Example of Synergy Calculations

Let's look at how synergy can be calculated through an example. Imagine there are two healthcare companies: Wall Street Partners and Oasis & Co. Both Wall Street Partners and Oasis & Co. generate $250M per year in revenue.

One day, the two companies merged to form Wall Street Oasis Inc. They now generate $750M per year in revenue.

Calculating revenue synergy can be challenging, as it requires forecasting future revenues and estimating the potential impact of the combined efforts of the two companies.

We can calculate the revenue synergy by subtracting the forecasted revenues that would have been generated by the two companies working separately from the forecasted revenues that are expected to be generated by the combined efforts of the two companies.

The resulting number represents the revenue synergy expected to be achieved through the combination.

In this case, we estimate

  • the revenue of Wall Street Oasis Inc. is $750M, and
  • the sum of revenues generated by Wall Street Partners and Oasis & Co. is $500M.

As a result, there is a $250M revenue synergy generated from this merger.

This is the extra simplified version of calculating synergies. 

Real-life Example of Synergy

In 2006, Walt Disney acquired Pixar, which benefited both companies.

Before the acquisition, Disney generated about $34B in revenue. After the acquisition, Disney's revenue increased by nearly $41B five years after the deal. Despite S&P 500 dropping at the time, Disney's stock price increased.

However, it is essential to note that not all M&As give rise to synergy. For example, Quaker Oats' acquisition of Snapple is one of the most famous failed M&A deals. 

In 1993, Quaker outbid Coca-Cola and other interested parties for Snapple at the cost of $1.7B. Barely under two years, Quakers sold Snapple for only $300M, a price most investors and observers found generous.

It was logical at first thought that Quaker and Snapple should not be that terrible of a deal. Yet, it is not the case if you analyze the firms more closely. Quaker and Snapple sold on distinctly different sales channels, and their branding and target markets differed.

Unlike Disney and Pixar, Disney and Pixar had similar target markets and products, so their deal reduced competition. In addition, the acquisition gave Disney access to Pixar's technology, allowing for synergy.

Now that you know what synergies are, let's talk about the timing of synergies. This is crucial because M&A deals are time-sensitive, given the volatile nature of financial markets

Procter and Gamble Example

Procter and Gamble's (P&G) acquisition of Gillette is an example of a successful M&A deal.

P&G acquired Gillette, a leading personal care and grooming product manufacturer, in 2005 in a deal valued at approximately $57 billion. 

The acquisition allowed P&G to expand its personal care and grooming product portfolio and gain access to Gillette's strong distribution network. The acquisition has also allowed P&G to expand its presence in the men's grooming market and offer consumers a wider range of personal care products.

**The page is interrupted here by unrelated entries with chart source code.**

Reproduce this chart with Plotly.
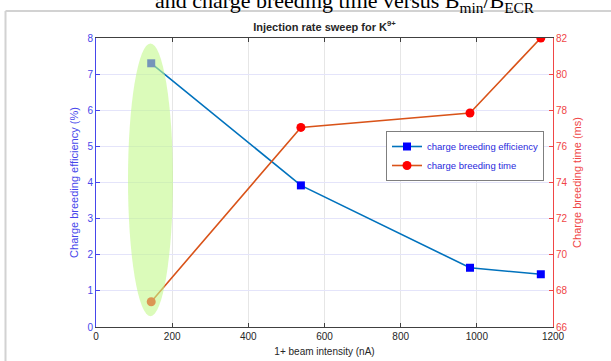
import plotly.graph_objects as go

# Data
beam_intensity = [145, 538, 982, 1168]
efficiency = [7.3, 3.92, 1.64, 1.46]
breeding_time = [67.4, 77.05, 77.85, 82.0]
x_ticks = [0, 200, 400, 600, 800, 1000, 1200]
y1_ticks = [0, 1, 2, 3, 4, 5, 6, 7, 8]
y2_ticks = [66, 68, 70, 72, 74, 76, 78, 80, 82]

W, H = 611, 361
L, R, T, B = 96, 58, 38, 34
PW, PH = W - L - R, H - T - B

def px(x):
    return (x - L) / PW

def py(y):
    return (H - B - y) / PH

BLUE_AX = "rgb(70,70,235)"
RED_AX = "rgb(240,70,70)"
FONT = "Liberation Sans, Arial, sans-serif"

fig = go.Figure()
fig.add_trace(go.Scatter(
    x=beam_intensity, y=efficiency, name="charge breeding efficiency",
    mode="lines+markers",
    line=dict(color="#0072BD", width=1.6),
    marker=dict(symbol="square", size=8, color="rgb(0,0,255)"),
    yaxis="y",
))
fig.add_trace(go.Scatter(
    x=beam_intensity, y=breeding_time, name="charge breeding time",
    mode="lines+markers",
    line=dict(color="#D95319", width=1.6),
    marker=dict(symbol="circle", size=9, color="rgb(255,0,0)"),
    yaxis="y2",
))

fig.update_layout(
    width=W, height=H,
    margin=dict(l=L, r=R, t=T, b=B, pad=0, autoexpand=False),
    paper_bgcolor="white", plot_bgcolor="white",
    font=dict(family=FONT, size=10, color="#262626"),
    showlegend=True,
    legend=dict(
        x=px(386), y=py(131), xanchor="left", yanchor="top",
        bgcolor="white", bordercolor="#7f7f7f", borderwidth=1,
        font=dict(size=9.5, color="rgb(40,40,220)"),
        tracegroupgap=0, itemwidth=30,
    ),
    title=dict(
        text="<b>Injection rate sweep for K<sup>9+</sup></b>",
        x=px((L + W - R) / 2), xanchor="center", xref="paper",
        y=1 - 27 / H, yanchor="middle",
        font=dict(size=11, color="#262626"),
    ),
    xaxis=dict(
        range=[0, 1200], tickvals=x_ticks, ticks="inside", ticklen=4,
        tickcolor="#404040", showline=True, linecolor="#404040", linewidth=1,
        mirror="ticks", showgrid=True, gridcolor="#e6e6e6", gridwidth=1,
        zeroline=False, tickfont=dict(size=10, color="#262626"),
        title=dict(text="1+ beam intensity (nA)", font=dict(size=10, color="#262626"), standoff=6),
    ),
    yaxis=dict(
        range=[0, 8], tickvals=y1_ticks, ticks="inside", ticklen=4,
        tickcolor=BLUE_AX, showline=True, linecolor=BLUE_AX, linewidth=1,
        showgrid=True, gridcolor="#e4e4fa", gridwidth=1, zeroline=False,
        tickfont=dict(size=10, color=BLUE_AX),
        title=dict(text="Charge breeding efficiency (%)", font=dict(size=11, color=BLUE_AX), standoff=6),
    ),
    yaxis2=dict(
        range=[66, 82], tickvals=y2_ticks, ticks="inside", ticklen=4,
        tickcolor=RED_AX, showline=True, linecolor=RED_AX, linewidth=1,
        showgrid=False, zeroline=False, overlaying="y", side="right",
        tickfont=dict(size=10, color=RED_AX),
        title=dict(text="Charge breeding time (ms)", font=dict(size=11, color=RED_AX), standoff=6),
    ),
)

# highlighted region (green ellipse)
fig.add_shape(
    type="circle", xref="x", yref="y", x0=84, x1=202, y0=0.3, y1=7.85,
    fillcolor="rgba(195,248,140,0.6)", line=dict(width=0), layer="above",
)

# document frame lines
fig.add_shape(type="line", xref="paper", yref="paper",
              x0=px(5.5), x1=px(611), y0=py(11), y1=py(11),
              line=dict(color="#d2d2d2", width=2))
fig.add_shape(type="line", xref="paper", yref="paper",
              x0=px(5.5), x1=px(5.5), y0=py(11), y1=py(361),
              line=dict(color="#d2d2d2", width=2))

# document caption, cut off at the top
fig.add_annotation(
    text="and charge breeding time versus B<sub>min</sub>/B<sub>ECR</sub>",
    xref="paper", yref="paper", x=px(345), y=py(2), xanchor="center", yanchor="middle",
    showarrow=False, font=dict(family="Liberation Serif, Times New Roman, serif", size=22, color="black"),
)

fig.write_html("out.html", config={"displayModeBar": False},
               post_script="document.body.style.margin='0px';")
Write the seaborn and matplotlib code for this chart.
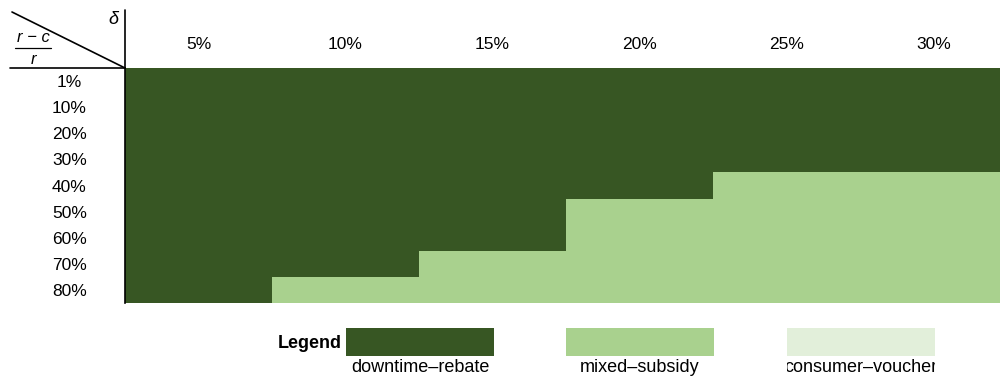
import numpy as np
import pandas as pd
import seaborn as sns
import matplotlib
matplotlib.use("Agg")
import matplotlib.pyplot as plt
from matplotlib.colors import ListedColormap
from matplotlib.lines import Line2D
from matplotlib.patches import Rectangle
from matplotlib.transforms import Bbox

# Subsidy scheme chosen for each (margin ratio, delta) combination
delta_labels = ["5%", "10%", "15%", "20%", "25%", "30%"]
margin_labels = ["1%", "10%", "20%", "30%", "40%", "50%", "60%", "70%", "80%"]
scheme_names = ["downtime–rebate", "mixed–subsidy", "consumer–voucher"]
scheme_colors = ["#375623", "#A9D18E", "#E2EFDA"]

# 0 = downtime-rebate, 1 = mixed-subsidy, 2 = consumer-voucher
scheme_grid = [
    [0, 0, 0, 0, 0, 0],
    [0, 0, 0, 0, 0, 0],
    [0, 0, 0, 0, 0, 0],
    [0, 0, 0, 0, 0, 0],
    [0, 0, 0, 0, 1, 1],
    [0, 0, 0, 1, 1, 1],
    [0, 0, 0, 1, 1, 1],
    [0, 0, 1, 1, 1, 1],
    [0, 1, 1, 1, 1, 1],
]

sns.set_style("white")
plt.rcParams["font.family"] = ["Liberation Sans", "DejaVu Sans"]
plt.rcParams["text.color"] = "black"
plt.rcParams["xtick.color"] = "black"
plt.rcParams["ytick.color"] = "black"

W, H = 1000, 380
fig = plt.figure(figsize=(W / 100, H / 100), dpi=100)


def fx(px):
    return px / W


def fy(py):
    return 1 - py / H


# heatmap axes (last column runs past the right edge of the figure)
ax = fig.add_axes([fx(125), fy(303), fx(882), fy(68) - fy(303)])
df = pd.DataFrame(scheme_grid, index=margin_labels, columns=delta_labels)
sns.heatmap(df, ax=ax, cmap=ListedColormap(scheme_colors), vmin=-0.5, vmax=2.5,
            cbar=False, linewidths=0)

ax.xaxis.tick_top()
ax.tick_params(axis="both", length=0, colors="black")
ax.tick_params(axis="x", pad=17)
ax.tick_params(axis="y", pad=40)
for lab in ax.get_xticklabels():
    lab.set_fontsize(12.5)
    lab.set_va("center")
    lab.set_rotation(0)
    lab.set_color("black")
for lab in ax.get_yticklabels():
    lab.set_fontsize(12.5)
    lab.set_ha("center")
    lab.set_va("center_baseline")
    lab.set_rotation(0)
    lab.set_color("black")

for side in ["top", "right", "bottom"]:
    ax.spines[side].set_visible(False)
ax.spines["left"].set_visible(True)
ax.spines["left"].set_color("black")
ax.spines["left"].set_linewidth(1.2)

# header corner: frame lines and diagonal split
fig.add_artist(Line2D([fx(125), fx(125)], [fy(10), fy(68)], color="black", lw=1.2))
fig.add_artist(Line2D([fx(10), fx(125)], [fy(68), fy(68)], color="black", lw=1.2))
fig.add_artist(Line2D([fx(12), fx(125)], [fy(12), fy(68)], color="black", lw=1.2))
fig.text(fx(113), fy(20), "δ", fontsize=13, style="italic", ha="center", va="center")
fig.text(fx(33), fy(37), "r − c", fontsize=12, style="italic", ha="center", va="center")
fig.add_artist(Line2D([fx(15), fx(51)], [fy(48), fy(48)], color="black", lw=0.9))
fig.text(fx(33), fy(60), "r", fontsize=12, style="italic", ha="center", va="center")

# legend row
fig.text(fx(342), fy(344), "Legend", fontsize=13, fontweight="bold", ha="right", va="center")
legend_left = [346, 566, 787]
for left, name, color in zip(legend_left, scheme_names, scheme_colors):
    fig.add_artist(Rectangle((fx(left), fy(356)), fx(148), fy(328) - fy(356),
                             facecolor=color, edgecolor="none"))
    t = fig.text(fx(left + 74), fy(368), name, fontsize=13, ha="center", va="center")
    t.set_clip_box(Bbox.from_extents(left, 0, left + 148, H))

fig.savefig("out.png", dpi=100)
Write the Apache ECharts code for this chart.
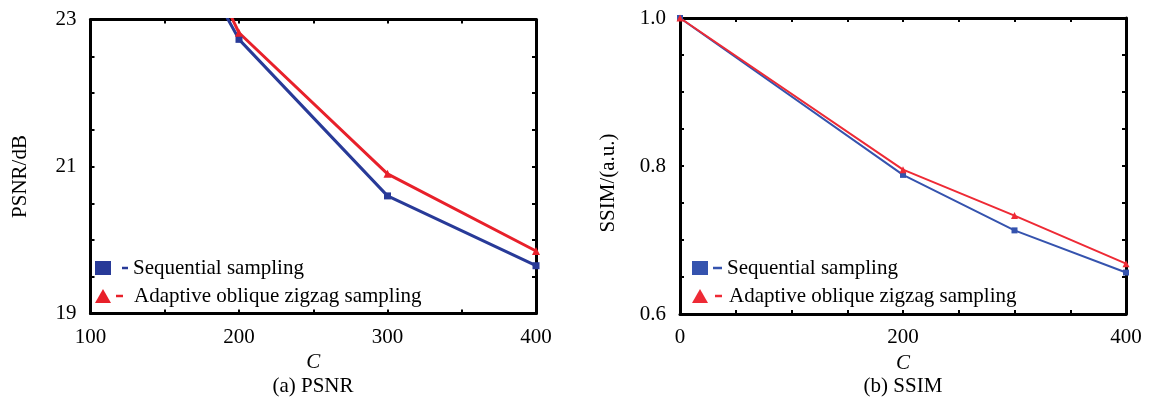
<!DOCTYPE html>
<html>
<head>
<meta charset="utf-8">
<script src="https://cdn.jsdelivr.net/npm/echarts@6/dist/echarts.min.js"></script>
<style>html,body{margin:0;padding:0;background:#fff;}#c{width:1152px;height:406px;}</style>
</head>
<body>
<div id="c"></div>
<script>
// ---- data ----
const seqName = 'Sequential sampling';
const adpName = 'Adaptive oblique zigzag sampling';
const psnrC = [100, 200, 300, 400];
const psnrSeq = [26.4, 22.73, 20.6, 19.65];
const psnrAdp = [27.0, 22.82, 20.9, 19.85];
const ssimC = [0, 200, 300, 400];
const ssimSeq = [1.0, 0.788, 0.713, 0.656];
const ssimAdp = [1.0, 0.795, 0.733, 0.668];
const psnrXTicks = [100, 200, 300, 400];
const psnrYTicks = [19, 21, 23];
const ssimXTicks = [0, 200, 400];
const ssimYTicks = [0.6, 0.8, 1.0];

const FONT = 'Liberation Serif';
const blueL = '#283A98', redL = '#E8202A';
const blueR = '#3553AE', redR = '#EE2A35';

function near(v, arr) { return arr.some(t => Math.abs(t - v) < 1e-6); }

const grids = [
  {left: 90.5, top: 19.5, width: 445.5, height: 294, outerBoundsMode: 'none'},
  {left: 680, top: 18, width: 446, height: 296, outerBoundsMode: 'none'}
];

const lineAxis = {lineStyle: {color: '#000', width: 3}, onZero: false};
const tick = {inside: true, length: 4, lineStyle: {color: '#000', width: 2}};
const lbl = {fontFamily: FONT, fontSize: 21, color: '#000'};

function mainX(grid, min, max, ticks) {
  return {type: 'value', gridIndex: grid, position: 'bottom', min, max, interval: 50,
    axisLine: lineAxis, axisTick: tick, splitLine: {show: false},
    axisLabel: Object.assign({margin: 13, formatter: v => near(v, ticks) ? String(v) : ''}, lbl),
    name: 'C', nameLocation: 'middle', nameGap: 37,
    nameTextStyle: {fontFamily: FONT, fontSize: 21, fontStyle: 'italic', color: '#000'}};
}
function mirrorX(grid, min, max) {
  return {type: 'value', gridIndex: grid, position: 'top', min, max, interval: 50,
    axisLine: lineAxis, axisTick: tick, splitLine: {show: false}, axisLabel: {show: false}};
}
function mainY(grid, min, max, interval, ticks, fmt, name, gap, pad) {
  return {type: 'value', gridIndex: grid, position: 'left', min, max, interval,
    axisLine: lineAxis, axisTick: tick, splitLine: {show: false},
    axisLabel: Object.assign({margin: 14, formatter: v => near(v, ticks) ? fmt(v) : ''}, lbl),
    name, nameLocation: 'middle', nameGap: gap, nameRotate: 90,
    nameTextStyle: {fontFamily: FONT, fontSize: 21, color: '#000', padding: pad}};
}
function mirrorY(grid, min, max, interval) {
  return {type: 'value', gridIndex: grid, position: 'right', min, max, interval,
    axisLine: lineAxis, axisTick: tick, splitLine: {show: false}, axisLabel: {show: false}};
}

function mk(name, xs, ys, xi, yi, color, symbol, size, width) {
  return {type: 'line', name, xAxisIndex: xi, yAxisIndex: yi, clip: true,
    data: xs.map((x, i) => [x, ys[i]]), symbol, symbolSize: size, showAllSymbol: true,
    lineStyle: {color, width}, itemStyle: {color}, emphasis: {disabled: true}, z: 1};
}

function legend(left, top, blue, red, g1, g2) {
  return {
    left, top, orient: 'vertical', padding: 0, itemWidth: 16, itemHeight: 14, itemGap: 6,
    selectedMode: false,
    data: [
      {name: seqName, icon: 'rect', itemStyle: {color: blue}},
      {name: adpName, icon: 'triangle', itemStyle: {color: red}}
    ],
    formatter: n => n === seqName ? '{a|}{db|}{b|}' + n : '{c|}{dr|}{d|}' + n,
    textStyle: {fontFamily: FONT, fontSize: 21, color: '#000', lineHeight: 22,
      rich: {
        a: {width: g1[0]}, db: {width: g1[1], height: 2.5, backgroundColor: blue, verticalAlign: 'middle'}, b: {width: g1[2]},
        c: {width: g2[0]}, dr: {width: g2[1], height: 2.5, backgroundColor: red, verticalAlign: 'middle'}, d: {width: g2[2]}
      }}
  };
}

const option = {
  animation: false,
  backgroundColor: '#fff',
  grid: grids,
  xAxis: [mainX(0, 100, 400, psnrXTicks), mirrorX(0, 100, 400),
          mainX(1, 0, 400, ssimXTicks), mirrorX(1, 0, 400)],
  yAxis: [mainY(0, 19, 23, 0.5, psnrYTicks, v => String(v), 'PSNR/dB', 60, [0, 20, 0, 0]),
          mirrorY(0, 19, 23, 0.5),
          mainY(1, 0.6, 1.0, 0.05, ssimYTicks, v => v.toFixed(1), 'SSIM/(a.u.)', 61, [0, 34, 0, 0]),
          mirrorY(1, 0.6, 1.0, 0.05)],
  legend: [legend(95, 257, blueL, redL, [6, 6, 5], [0, 7, 11]),
           legend(692, 257, blueR, redR, [0, 9, 5], [2, 7, 7])],
  series: [
    mk(seqName, psnrC, psnrSeq, 0, 0, blueL, 'rect', 7, 3),
    mk(adpName, psnrC, psnrAdp, 0, 0, redL, 'triangle', 8, 3),
    mk(seqName, ssimC, ssimSeq, 2, 2, blueR, 'rect', 6, 2),
    mk(adpName, ssimC, ssimAdp, 2, 2, redR, 'triangle', 7, 2)
  ],
  graphic: [
    {type: 'text', x: 313, y: 386, style: {text: '(a) PSNR', font: '21px "Liberation Serif"', fill: '#000', align: 'center', verticalAlign: 'middle'}},
    {type: 'text', x: 903, y: 386, style: {text: '(b) SSIM', font: '21px "Liberation Serif"', fill: '#000', align: 'center', verticalAlign: 'middle'}}
  ]
};

const chart = echarts.init(document.getElementById('c'), null, {renderer: 'canvas'});
chart.setOption(option);
</script>
</body>
</html>
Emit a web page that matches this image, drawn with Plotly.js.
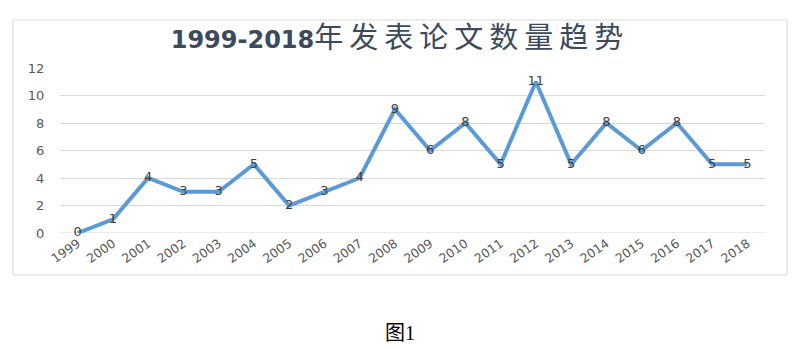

In their case, P&G's value of its broad product line and favorable payment terms combined with Gillette's return on investment and trade terms and incentives that P&G had never implemented before allowed the company to create an integrated - and better -trade terms model.

However, the gains did not occur automatically; the mutual gains from the integrated trade terms with its customers took time to materialize. The COO of P&G had said: “over time, it became apparent that Gillette was best in class at a lot of things that P&G wasn't good at.” 

The emphasis on the time it took to materialize the gain from the M&A deal reflects the challenge many other companies going through M&A deals have to face.